Given material:
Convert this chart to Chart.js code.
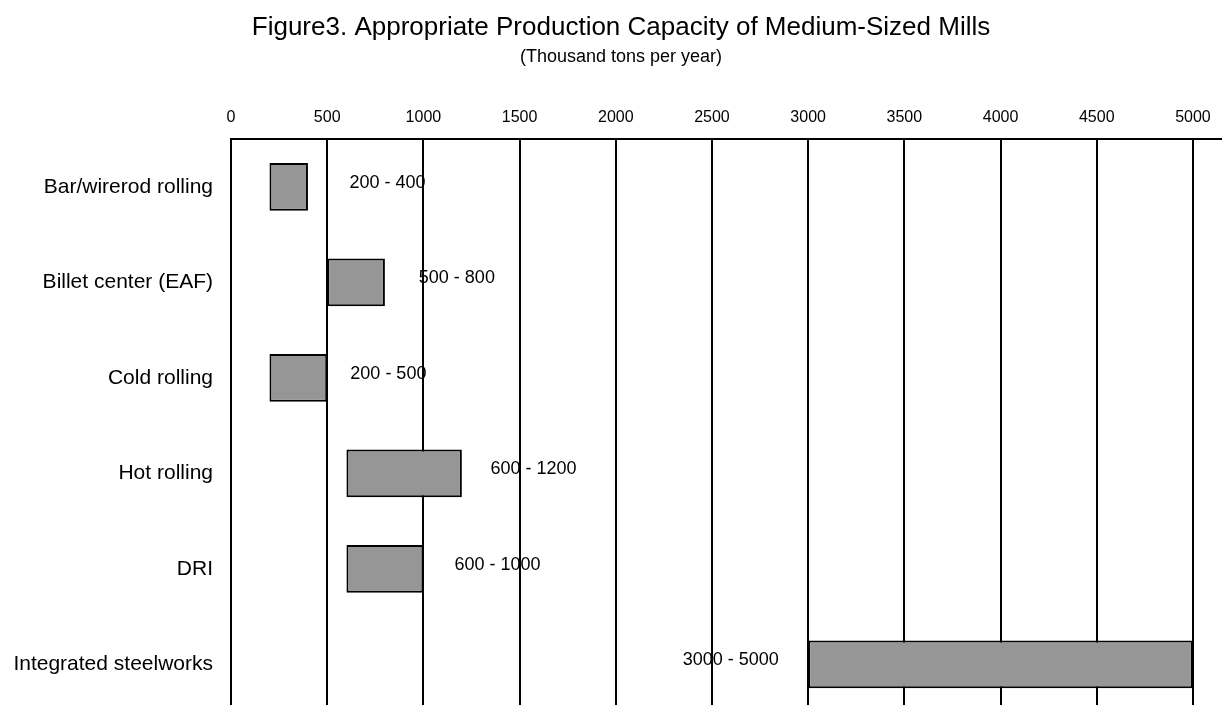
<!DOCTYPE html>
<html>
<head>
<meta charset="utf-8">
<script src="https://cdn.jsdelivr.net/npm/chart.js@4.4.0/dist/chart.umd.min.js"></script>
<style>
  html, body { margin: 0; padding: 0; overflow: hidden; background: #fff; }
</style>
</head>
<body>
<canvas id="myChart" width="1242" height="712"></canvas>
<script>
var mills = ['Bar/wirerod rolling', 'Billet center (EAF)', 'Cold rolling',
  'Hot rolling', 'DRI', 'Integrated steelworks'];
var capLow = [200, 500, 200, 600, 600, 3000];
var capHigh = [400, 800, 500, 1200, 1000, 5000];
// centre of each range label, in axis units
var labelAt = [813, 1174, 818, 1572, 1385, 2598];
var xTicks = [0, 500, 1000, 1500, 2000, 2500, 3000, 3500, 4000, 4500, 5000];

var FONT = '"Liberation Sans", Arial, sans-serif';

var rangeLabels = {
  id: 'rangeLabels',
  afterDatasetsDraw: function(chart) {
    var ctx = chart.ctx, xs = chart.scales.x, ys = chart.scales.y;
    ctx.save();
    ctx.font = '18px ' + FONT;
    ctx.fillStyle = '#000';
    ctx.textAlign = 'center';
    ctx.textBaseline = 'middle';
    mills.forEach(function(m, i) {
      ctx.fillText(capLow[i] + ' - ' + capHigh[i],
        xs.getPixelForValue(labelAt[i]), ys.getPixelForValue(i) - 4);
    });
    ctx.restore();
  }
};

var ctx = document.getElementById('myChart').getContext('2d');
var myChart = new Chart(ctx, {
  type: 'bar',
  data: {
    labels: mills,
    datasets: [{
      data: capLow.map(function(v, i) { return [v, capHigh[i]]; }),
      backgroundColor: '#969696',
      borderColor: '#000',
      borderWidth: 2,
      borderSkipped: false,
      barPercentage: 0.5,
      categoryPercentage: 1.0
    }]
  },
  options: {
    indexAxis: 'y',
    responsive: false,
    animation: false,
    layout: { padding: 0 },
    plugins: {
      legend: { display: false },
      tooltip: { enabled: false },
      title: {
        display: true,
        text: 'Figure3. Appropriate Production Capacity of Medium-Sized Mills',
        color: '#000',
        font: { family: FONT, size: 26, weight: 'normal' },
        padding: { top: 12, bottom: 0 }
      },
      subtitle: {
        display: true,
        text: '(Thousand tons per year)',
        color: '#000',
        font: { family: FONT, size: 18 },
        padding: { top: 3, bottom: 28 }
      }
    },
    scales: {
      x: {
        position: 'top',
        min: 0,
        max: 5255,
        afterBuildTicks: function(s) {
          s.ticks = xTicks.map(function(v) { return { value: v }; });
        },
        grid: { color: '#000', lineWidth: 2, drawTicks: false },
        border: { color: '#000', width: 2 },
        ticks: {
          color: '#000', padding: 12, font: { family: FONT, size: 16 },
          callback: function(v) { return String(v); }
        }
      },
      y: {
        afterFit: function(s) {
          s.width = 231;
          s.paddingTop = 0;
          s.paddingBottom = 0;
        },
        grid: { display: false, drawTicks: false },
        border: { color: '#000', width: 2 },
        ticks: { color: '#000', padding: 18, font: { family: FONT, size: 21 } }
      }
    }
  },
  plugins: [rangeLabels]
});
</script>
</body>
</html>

Instructions for the task: Skipping the pictures, transcribe each line above exactly as it appears.

Complete output:
Convert this chart to Chart.js code.
<!DOCTYPE html>
<html>
<head>
<meta charset="utf-8">
<script src="https://cdn.jsdelivr.net/npm/chart.js@4.4.0/dist/chart.umd.min.js"></script>
<style>
  html, body { margin: 0; padding: 0; overflow: hidden; background: #fff; }
</style>
</head>
<body>
<canvas id="myChart" width="1242" height="712"></canvas>
<script>
var mills = ['Bar/wirerod rolling', 'Billet center (EAF)', 'Cold rolling',
  'Hot rolling', 'DRI', 'Integrated steelworks'];
var capLow = [200, 500, 200, 600, 600, 3000];
var capHigh = [400, 800, 500, 1200, 1000, 5000];
// centre of each range label, in axis units
var labelAt = [813, 1174, 818, 1572, 1385, 2598];
var xTicks = [0, 500, 1000, 1500, 2000, 2500, 3000, 3500, 4000, 4500, 5000];

var FONT = '"Liberation Sans", Arial, sans-serif';

var rangeLabels = {
  id: 'rangeLabels',
  afterDatasetsDraw: function(chart) {
    var ctx = chart.ctx, xs = chart.scales.x, ys = chart.scales.y;
    ctx.save();
    ctx.font = '18px ' + FONT;
    ctx.fillStyle = '#000';
    ctx.textAlign = 'center';
    ctx.textBaseline = 'middle';
    mills.forEach(function(m, i) {
      ctx.fillText(capLow[i] + ' - ' + capHigh[i],
        xs.getPixelForValue(labelAt[i]), ys.getPixelForValue(i) - 4);
    });
    ctx.restore();
  }
};

var ctx = document.getElementById('myChart').getContext('2d');
var myChart = new Chart(ctx, {
  type: 'bar',
  data: {
    labels: mills,
    datasets: [{
      data: capLow.map(function(v, i) { return [v, capHigh[i]]; }),
      backgroundColor: '#969696',
      borderColor: '#000',
      borderWidth: 2,
      borderSkipped: false,
      barPercentage: 0.5,
      categoryPercentage: 1.0
    }]
  },
  options: {
    indexAxis: 'y',
    responsive: false,
    animation: false,
    layout: { padding: 0 },
    plugins: {
      legend: { display: false },
      tooltip: { enabled: false },
      title: {
        display: true,
        text: 'Figure3. Appropriate Production Capacity of Medium-Sized Mills',
        color: '#000',
        font: { family: FONT, size: 26, weight: 'normal' },
        padding: { top: 12, bottom: 0 }
      },
      subtitle: {
        display: true,
        text: '(Thousand tons per year)',
        color: '#000',
        font: { family: FONT, size: 18 },
        padding: { top: 3, bottom: 28 }
      }
    },
    scales: {
      x: {
        position: 'top',
        min: 0,
        max: 5255,
        afterBuildTicks: function(s) {
          s.ticks = xTicks.map(function(v) { return { value: v }; });
        },
        grid: { color: '#000', lineWidth: 2, drawTicks: false },
        border: { color: '#000', width: 2 },
        ticks: {
          color: '#000', padding: 12, font: { family: FONT, size: 16 },
          callback: function(v) { return String(v); }
        }
      },
      y: {
        afterFit: function(s) {
          s.width = 231;
          s.paddingTop = 0;
          s.paddingBottom = 0;
        },
        grid: { display: false, drawTicks: false },
        border: { color: '#000', width: 2 },
        ticks: { color: '#000', padding: 18, font: { family: FONT, size: 21 } }
      }
    }
  },
  plugins: [rangeLabels]
});
</script>
</body>
</html>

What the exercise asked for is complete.